On the upside, Scott Anderson was suddenly, and unceremoniously, booted from the Runaways crew. Kim never gave us a reason, and I wasn’t egotistical enough to assume that it was because of how he’d treated me after he’d got me pregnant. We assumed that he’d wanted more money or more control, and we figured that Kim would never have agreed to that. No doubt Scott thought he was irreplaceable. I would have loved to see the look on his face when Kim booted his sorry ass to the curb. I just wish I could have buried my foot up there on his way out. It was a relief to know that I wouldn’t have to deal with him anymore.
 
The Japanese tour lasted for a couple of months. Coming to Japan was our first experience of being treated like real superstars. It was like Beatlemania—Runawaymania, really! We were huge on the radio over there, and had already attracted a devoted and fanatical fan base.

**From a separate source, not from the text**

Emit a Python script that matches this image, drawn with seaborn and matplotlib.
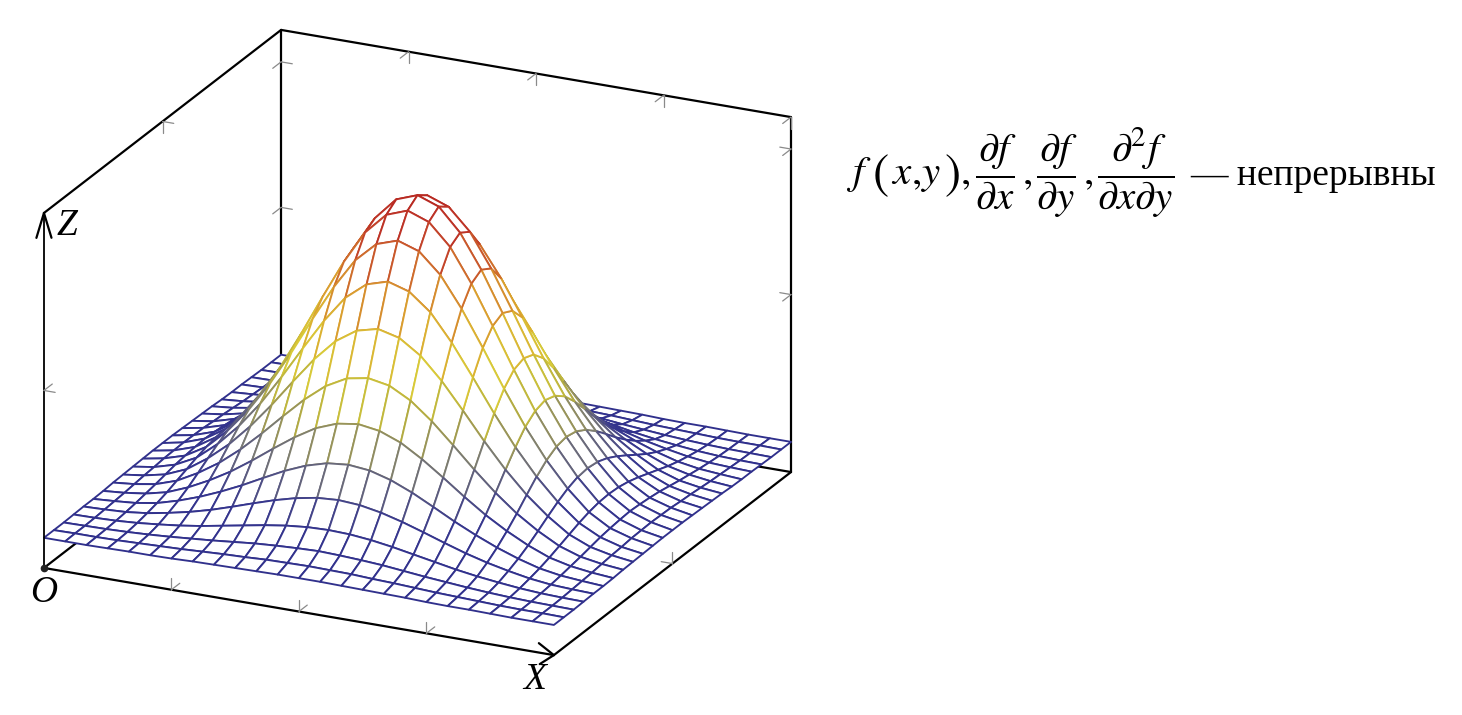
import numpy as np
import matplotlib
matplotlib.use("Agg")
import matplotlib.pyplot as plt
import seaborn as sns
from mpl_toolkits.mplot3d.art3d import Poly3DCollection

# Surface height (percent of box height), quarter of the surface.
# Row 0 is the middle row, column 0 the middle column.
z_row_0 = [91.5, 89.3, 83.0, 73.6, 62.4, 50.7, 39.9, 30.6, 22.8, 16.5, 12.7, 10.6, 9.4]
z_row_1 = [89.3, 87.1, 81.1, 71.8, 60.9, 49.6, 39.0, 30.0, 22.4, 16.3, 12.5, 10.5, 9.4]
z_row_2 = [83.0, 81.0, 75.4, 66.9, 56.9, 46.4, 36.7, 28.3, 21.3, 15.7, 12.2, 10.4, 9.3]
z_row_3 = [73.6, 71.8, 67.0, 59.5, 50.7, 41.6, 33.1, 25.8, 19.7, 14.8, 11.8, 10.1, 9.2]
z_row_4 = [62.4, 60.9, 56.9, 50.8, 43.5, 35.9, 28.9, 22.8, 17.8, 13.7, 11.2, 9.9, 9.1]
z_row_5 = [50.7, 49.6, 46.4, 41.6, 35.9, 30.0, 24.5, 19.7, 15.8, 12.6, 10.6, 9.6, 9.0]
z_row_6 = [39.9, 39.0, 36.7, 33.1, 28.9, 24.5, 20.4, 16.9, 13.9, 11.5, 10.1, 9.3, 8.8]
z_row_7 = [30.6, 30.0, 28.3, 25.8, 22.8, 19.7, 16.9, 14.4, 12.3, 10.6, 9.6, 9.1, 8.7]
z_row_8 = [22.8, 22.4, 21.3, 19.7, 17.8, 15.8, 13.9, 12.3, 11.0, 9.9, 9.2, 8.9, 8.7]
z_row_9 = [16.5, 16.3, 15.7, 14.8, 13.7, 12.6, 11.5, 10.6, 9.9, 9.3, 8.9, 8.7, 8.6]
z_row_10 = [12.7, 12.5, 12.2, 11.8, 11.2, 10.6, 10.1, 9.6, 9.2, 8.9, 8.7, 8.6, 8.5]
z_row_11 = [10.6, 10.5, 10.4, 10.1, 9.9, 9.6, 9.3, 9.1, 8.9, 8.7, 8.6, 8.6, 8.5]
z_row_12 = [9.4, 9.4, 9.3, 9.2, 9.1, 9.0, 8.8, 8.7, 8.7, 8.6, 8.5, 8.5, 8.5]

x_ticks = [0.25, 0.5, 0.75, 1.0]
y_ticks = [0.5]
z_ticks = [0.5, 0.91]

mesh_colors = ["#30308c", "#36368e", "#7d7d72", "#b5ad40", "#d8cc38", "#dca830", "#d0702c", "#c0382a", "#b5251f"]
mesh_stops = [0.0, 0.1, 0.26, 0.38, 0.48, 0.65, 0.78, 0.9, 1.0]

W, H = 1462, 715

sns.set_theme(style="white")
plt.rcParams["font.family"] = ["Liberation Serif", "DejaVu Serif"]
plt.rcParams["mathtext.fontset"] = "stix"

# mirror the quarter into the full table
quarter = np.array([z_row_0, z_row_1, z_row_2, z_row_3, z_row_4, z_row_5, z_row_6,
                    z_row_7, z_row_8, z_row_9, z_row_10, z_row_11, z_row_12]) / 100.0
half = np.hstack([quarter[:, :0:-1], quarter])
Z = np.vstack([half[:0:-1], half])
xs = np.linspace(0, 1, Z.shape[1])
ys = np.linspace(0, 1, Z.shape[0])

fig = plt.figure(figsize=(W / 100, H / 100), dpi=100, facecolor="white")
side = 853.5
ax = fig.add_axes([-20.8 / W, -65.8 / H, side / W, side / H], projection="3d")
ax.set_proj_type("ortho")
ax.view_init(elev=21.3, azim=-64.8)
ax.set_box_aspect((563.6, 557, 381))
ax.set_xlim(0, 1, view_margin=0)
ax.set_ylim(0, 1, view_margin=0)
ax.set_zlim(0, 1, view_margin=0)
ax.set_axis_off()
ax.patch.set_alpha(0)
ax.computed_zorder = False


def stroke(p, q, color="black", lw=1.6, zorder=1):
    ax.plot([p[0], q[0]], [p[1], q[1]], [p[2], q[2]], color=color, lw=lw,
            zorder=zorder, solid_capstyle="round")


# box lines behind the surface
stroke((0, 1, 0), (0, 1, 1))
stroke((1, 1, 0), (1, 1, 1))
stroke((0, 0, 0), (0, 1, 0))
stroke((0, 1, 0), (1, 1, 0))

# surface as white quads with coloured edges
cmap = sns.blend_palette(mesh_colors, n_colors=256, as_cmap=True)
zmin, zmax = Z.min(), Z.max()
verts = []
edges = []
for j in range(len(ys) - 1):
    for i in range(len(xs) - 1):
        verts.append([(xs[i], ys[j], Z[j, i]), (xs[i + 1], ys[j], Z[j, i + 1]),
                      (xs[i + 1], ys[j + 1], Z[j + 1, i + 1]), (xs[i], ys[j + 1], Z[j + 1, i])])
        level = (Z[j:j + 2, i:i + 2].mean() - zmin) / (zmax - zmin)
        edges.append(cmap(np.interp(level, mesh_stops, np.linspace(0, 1, len(mesh_stops)))))
mesh = Poly3DCollection(verts, facecolors="white", edgecolors=edges, linewidths=1.35,
                        zsort="average", zorder=2)
ax.add_collection3d(mesh, autolim=False)

# front and top box lines
stroke((0, 0, 0), (1, 0, 0), zorder=3)
stroke((1, 0, 0), (1, 1, 0), zorder=3)
stroke((0, 0, 0), (0, 0, 1), lw=1.3, zorder=3)
stroke((0, 0, 1), (0, 1, 1), zorder=3)
stroke((0, 1, 1), (1, 1, 1), zorder=3)

# arrow heads
stroke((0, 0, 1), (-0.012, -0.006, 0.93), zorder=3)
stroke((0, 0, 1), (0.012, 0.006, 0.93), zorder=3)
stroke((1, 0, 0), (0.951, 0.042, 0), zorder=3)
stroke((1, 0, 0), (0.996, -0.051, 0), zorder=3)
ax.plot([0], [0], [0], "o", color="#222222", ms=4.5, zorder=4)

# small grey ticks
tick_len = 0.022
tick_kw = dict(color="#8a8a8a", lw=0.9, zorder=3)
for t in x_ticks[:3]:
    stroke((t, 0, 0), (t, 0, tick_len * 1.5), **tick_kw)
    stroke((t, 0, 0), (t, tick_len * 1.6, 0), **tick_kw)
for t in x_ticks:
    stroke((t, 1, 1), (t, 1, 1 - tick_len * 1.5), **tick_kw)
    stroke((t, 1, 1), (t, 1 - tick_len * 1.6, 1), **tick_kw)
for t in y_ticks:
    stroke((0, t, 1), (tick_len, t, 1), **tick_kw)
    stroke((0, t, 1), (0, t, 1 - tick_len * 1.5), **tick_kw)
    stroke((1, t, 0), (1 - tick_len, t, 0), **tick_kw)
    stroke((1, t, 0), (1, t, tick_len * 1.5), **tick_kw)
for t in z_ticks:
    stroke((0, 1, t), (tick_len, 1, t), **tick_kw)
    stroke((0, 1, t), (0, 1 - tick_len * 1.6, t), **tick_kw)
    stroke((1, 1, t), (1 - tick_len, 1, t), **tick_kw)
    stroke((1, 1, t), (1, 1 - tick_len * 1.6, t), **tick_kw)
stroke((0, 0, 0.5), (tick_len, 0, 0.5), **tick_kw)
stroke((0, 0, 0.5), (0, tick_len * 1.6, 0.5), **tick_kw)


def label(px, py, s, **kw):
    fig.text(px / W, 1 - py / H, s, color="black", va="baseline", **kw)


label(57, 235, "Z", fontsize=27, style="italic")
label(30, 602, "O", fontsize=27, style="italic")
label(523, 689, "X", fontsize=27, style="italic")

# formula, piece by piece so the spacing follows the picture
formula_parts = [
    (846, 184, r"$f$", 29.5), (872, 188, r"$($", 35), (891, 184, r"$x$", 29.5), (911, 184, r"$,$", 29.5),
    (921, 184, r"$y$", 29.5), (944, 188, r"$)$", 35), (960, 184, r"$,$", 29.5),
    (975, 185, r"$\dfrac{\partial f}{\partial x}$", 29.5), (1022, 184, r"$,$", 29.5),
    (1036, 185, r"$\dfrac{\partial f}{\partial y}$", 29.5), (1083, 184, r"$,$", 29.5),
    (1097, 185, r"$\dfrac{\partial^2 f}{\partial x\partial y}$", 29.5),
]
for px, py, s, size in formula_parts:
    label(px, py, s, fontsize=size)
label(1190, 185, "— непрерывны", fontsize=27)

fig.savefig("out.png", dpi=100, facecolor="white")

Everywhere we went, people stopped to give us beautiful gifts, ask for autographs, and pose for pictures. Our Japanese label spared no expense, and we stayed in only the grandest and most luxurious hotels. It was the only tour we had ever done in which we didn’t have to share rooms: not only that, but the rooms that we had were incredibly extravagant.
 
We were on an immediate high upon arriving in Japan and realizing just what a big deal the Runaways were over there. That high became very short-lived when we got a look at some of the prepublicity that had been going on. The first problem was an article in a prominent music magazine that featured some of the pictures taken at Aunt Evie’s house.